Владимир Бабурин: Тогда напомню вам одну цитату (даже не столько вам, сколько слушателям) двухлетней давности. «Есть факт признания бизнесом права государства диктовать, казнить и миловать. Нет и альтернатив развития. Конечно, их можно придумывать, но к реальности это отношения не имеет. Фактически мы плавно вползаем в корпоративное государство, в котором демократические процедуры – сугубая формальность, нужная для антуража, хотя можно и без нее обойтись, а бизнес действительно подчинен государству в той степени, в какой государство хочет, чтобы он был подчинен. Хорошо это или плохо? Исходя из общих соображений – плохо, потому что это не конкурентная, а значит, и не эффективная модель. Но было бы терпимо, если бы не состояние российской государственной элиты, которая: а) диковата; б) коррумпирована; в) самодовольна».


Вот за эти два года мало что изменилось. Я еще раз повторю, бизнес-сообщество может принимать сколь угодно много каких угодно хороших документов с правильными словами, а власть как была «диковата, коррумпирована и самодовольна», так и остается.



Марк Урнов: Согласен.



Владимир Бабурин: Я забыл сказать, что цитата принадлежит Марку Урнову.



Марк Урнов: Так и знал. Я даже забыл сказать, что готов подписаться под этой фразой: «Надо же, кто-то так умно сказал».


Так оно и есть. Я бы даже сказал, что два года тому назад – это констатация, а на сегодняшний день государство стало более диковато, более самодовольно и более коррумпировано. Все это совершенно точно.


Проблема в том, как из этого состояния выбираться. Вот просто говорить государству: «Ай, как нехорошо!

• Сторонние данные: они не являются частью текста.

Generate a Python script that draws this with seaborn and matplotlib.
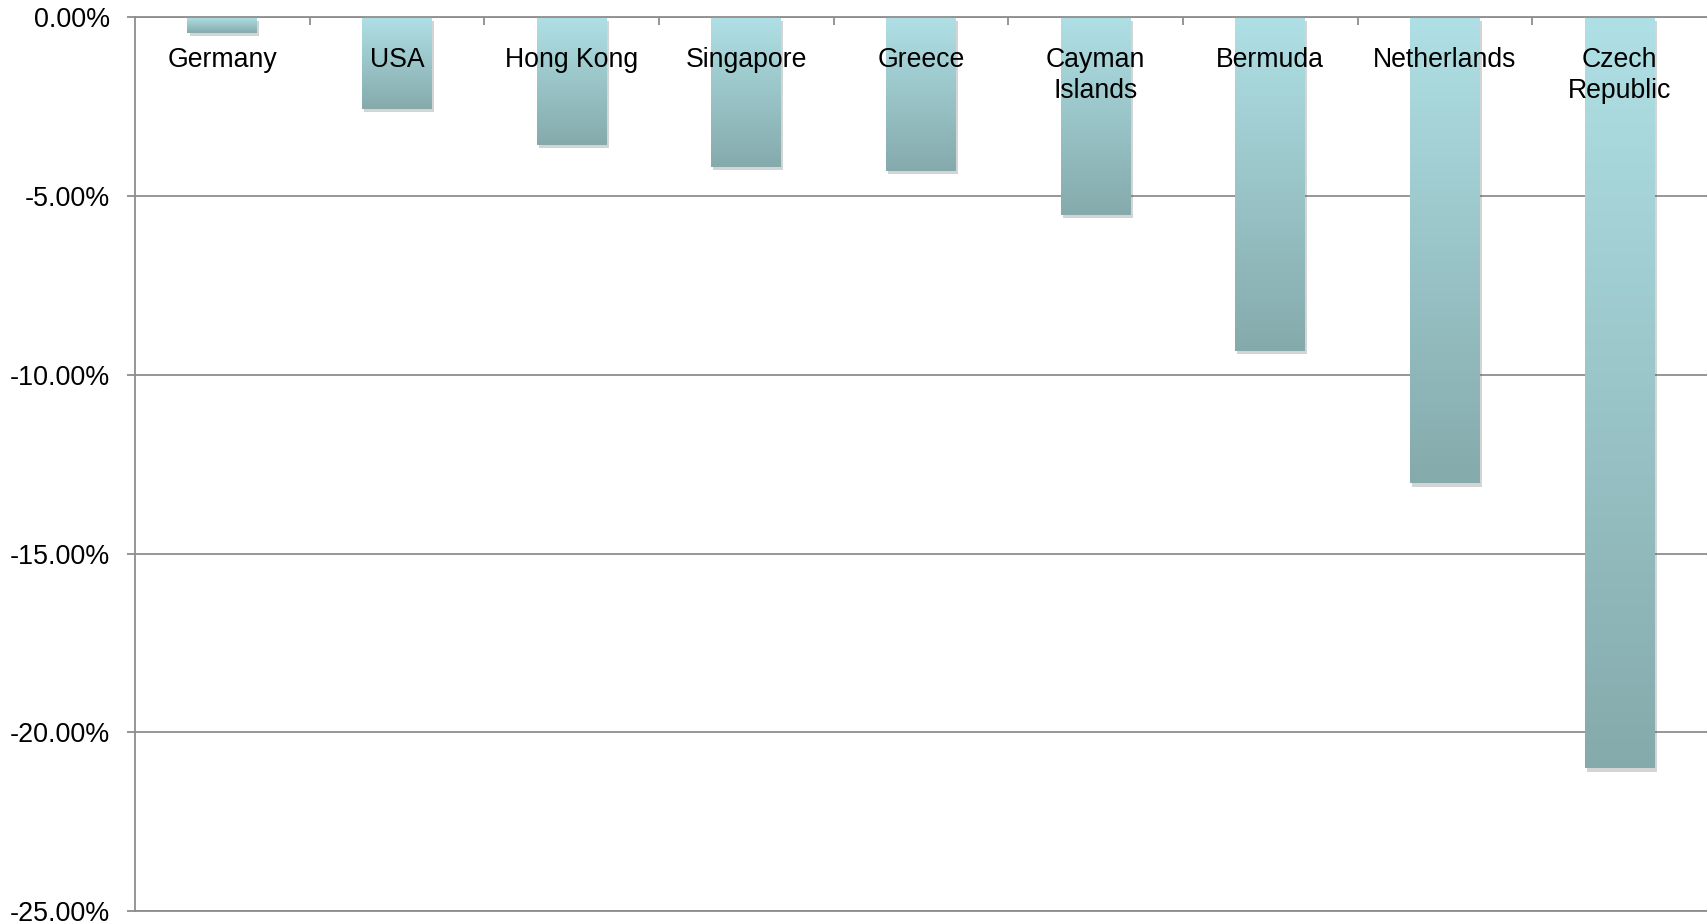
import matplotlib
matplotlib.use("Agg")
import matplotlib.pyplot as plt
import matplotlib.patheffects as pe
from matplotlib.ticker import MultipleLocator, FuncFormatter, FixedLocator
from matplotlib.colors import LinearSegmentedColormap
import numpy as np
import seaborn as sns

countries = ["Germany", "USA", "Hong Kong", "Singapore", "Greece",
             "Cayman\nIslands", "Bermuda", "Netherlands", "Czech\nRepublic"]
values = [-0.43, -2.56, -3.57, -4.18, -4.30, -5.53, -9.33, -13.04, -21.0]

sns.set_theme(style="white")
plt.rcParams["font.family"] = ["Liberation Sans", "DejaVu Sans"]

fig = plt.figure(figsize=(17.07, 9.24), dpi=100)
ax = fig.add_axes([0.0791, 0.0140, 0.9209, 0.9673])

sns.barplot(x=list(range(len(countries))), y=values, ax=ax, width=0.4,
            color="#9cc8cc", saturation=1, native_scale=False)

ax.set_ylim(-25, 0)
ax.set_xlim(-0.5, len(countries) - 0.5)

grid_color = "#8e8e8e"
ax.yaxis.set_major_locator(MultipleLocator(5))
ax.grid(axis="y", color=grid_color, linewidth=1.3, zorder=0)
ax.set_axisbelow(True)
ax.yaxis.set_major_formatter(FuncFormatter(
    lambda v, p: f"{(0.0 if abs(v) < 1e-9 else v):.2f}%"))
ax.tick_params(axis="y", which="major", left=True, length=6, width=1.3,
               color=grid_color, pad=12, labelsize=19.4, labelcolor="black")

ax.set_xticks([])
ax.xaxis.set_minor_locator(FixedLocator(np.arange(0.5, len(countries) - 0.5, 1.0)))
ax.xaxis.tick_top()
ax.tick_params(axis="x", which="minor", top=True, bottom=False, direction="in",
               length=6, width=1.3, color=grid_color)
ax.set_xlabel("")
ax.set_ylabel("")

ax.spines["right"].set_visible(False)
for side in ["left", "top", "bottom"]:
    ax.spines[side].set_color(grid_color)
    ax.spines[side].set_linewidth(1.3)

cmap = LinearSegmentedColormap.from_list("g", ["#afe0e5", "#85aaac"])
grad = np.linspace(0, 1, 256).reshape(-1, 1)
for bar in ax.patches:
    x0, y0 = bar.get_x(), bar.get_y()
    w, h = bar.get_width(), bar.get_height()
    bar.set_path_effects([pe.SimplePatchShadow(offset=(1.5, -2.5), shadow_rgbFace="#555555", alpha=0.25),
                          pe.Normal()])
    bar.set_edgecolor("none")
    top, bot = max(y0, y0 + h), min(y0, y0 + h)
    im = ax.imshow(grad, cmap=cmap, aspect="auto", extent=(x0, x0 + w, bot, top),
                   origin="upper", zorder=bar.get_zorder() + 0.1, interpolation="bicubic")
    im.set_clip_path(bar)

ax.set_xlim(-0.5, len(countries) - 0.5)
ax.set_ylim(-25, 0)

for i, name in enumerate(countries):
    ax.annotate(name, xy=(i, 0), xytext=(0, -21.5), textcoords="offset points",
                ha="center", va="top", fontsize=19.2, color="black",
                multialignment="center", linespacing=1.24, zorder=10)

fig.savefig("out.png", dpi=100)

Ну что же вы так?! Ну, невозможно...», - просто чиновники погружены в атмосферу такого вот... когда-то раньше это называлось «последний хапок», но это, может быть, предпоследний «хапок», пред-предпоследний «хапок», такой вечный «хапок». Я не говорю, что все, но атмосфера такая.


Бизнесу, тем не менее, если он хочет выживать, нужно меняться в сторону цивилизации, нельзя дичать вместе с государством. И хотя бы потому, что государство все равно будет трансформироваться, рано или поздно. Вот это состояние такого безумного хапанья, без заглядывания вдаль, оно рано или поздно закончится. Вот к тому моменту, когда оно рано или поздно закончится, бизнес должен иметь программу цивилизованных действий. А то, что это закончится, у меня в этом никаких сомнений нет. Другое дело, как это закончится. Это может закончиться распадом государства, это может закончиться приходом новых людей, осознанием пагубности коррупции и постепенным оздоровлением государственного аппарата. Вот какая из двух альтернатив реализуется, не знаю.



Владимир Бабурин: У нас есть звонок из Санкт-Петербурга. Александр, добрый вечер.



Слушатель: Добрый вечер. К Марку Урнову у меня такой вопрос. Он говорил про раковую опухоль коррупции, и все время бизнес белым и пушистым выглядит. Знакомо ли Марку Урнову такое понятие, как «инсайдерская рента»? И готов ли он признать, кто развратил чиновничество? Именно бизнесмены. Именно та самая инсайдерская рента, то есть это та прибыль, которая идет на личное потребление, на предметы роскоши. Если бы наши бизнесмены были настоящими протестантами или хотя бы соблюдали принцип аскезы, хотя бы элементарный, который применим в Европе... То есть не надо было хапать замки, золотые цепи на дубе том, а надо было все деньги вкладывать в производство, а не в предметы роскоши. Бизнес у нас превратился в то самое ненасытное хищничество. Естественно, чиновники сказали: «А почему им можно так жить? Мы тоже так хотим». Поэтому бизнес должен был задавать ту планку аскезы: «Да, пожалуйста, я могу иметь 20 заводов, могу иметь обороты в миллиарды, но при этом я живу скромно, в скромном коттедже, езжу на скромной иномарке и не имею прислугу, и не имею миллион пар обуви. И жена моя в Куршевелях не тусуется, а занимается благотворительностью». Вот с чего нужно было начинать. Это прямой вопрос социальной ответственности бизнеса.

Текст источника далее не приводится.